Critical Maker Culture
A potentially new path to strengthening social self-determination is currently emerging through hacker- and maker communities, in which citizens participate directly in the development and production of new technical artefacts. The democratisation of technology in a globally connected open-source network makes evident an increasing decentralisation of power structures and production, making possible the experimentation with new forms of collaboration – but under what conditions can this democratic potential unfold, and democracy for whom? A central question is therefore in which way these novel structures can provide an access to technologies on a base of diversity and inclusion.
This research group conducted research at the Weizenbaum Institute from 2017 to 2022. In the newly launched research program, research will henceforth be organised in 16 research groups.
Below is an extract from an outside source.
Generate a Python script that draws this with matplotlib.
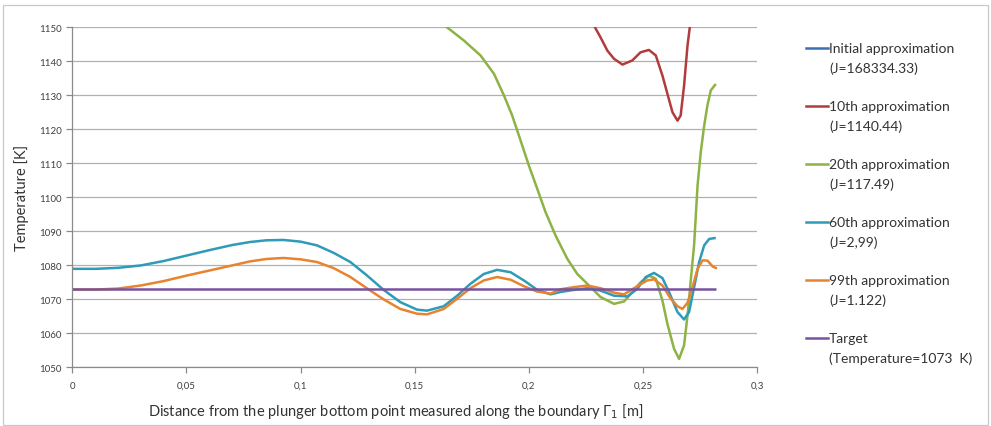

These will be flanked and supported by the new Weizenbaum Digital Science Center.
The term ‘maker movement’ describes a decentralised network of producers who engage into a ‘glocal’ development of new systems and artefacts through digital production possibilities such as open-source code and rapid prototyping. In many cases, the production takes place in a meshwork of informal and temporary labs that operate as open eco-systems of actors and resources.
Open lab structures
The democratisation of technology in a globally connected network makes evident an increasing decentralisation of power structures and production, making possible the experimentation with new forms of collaboration – but under what conditions can this democratic potential unfold, and democracy for who? A central question is therefore in which way these open lab structures in their diverse forms – be it as urban fabrication labs, makerspaces, hacker collectives or think/do-tanks – can provide an access to technologies on/and a base of diversity and inclusion. With a focus on the topic-areas of gender, sustainability and international development, the research group investigated the question of whether the promises of democratic technologies be fulfilled and thus help to achieve a greater accessibility and multiplicity.
These questions were empirically examined and put into an international dialogue in order to locate overarching tendencies and challenges. In addition, the practice-based method of ‘critical making’ was employed to create own design experiments and interventions as contributions to the discourse, for instance in the form of prototypes, as well as through performances and exhibitions.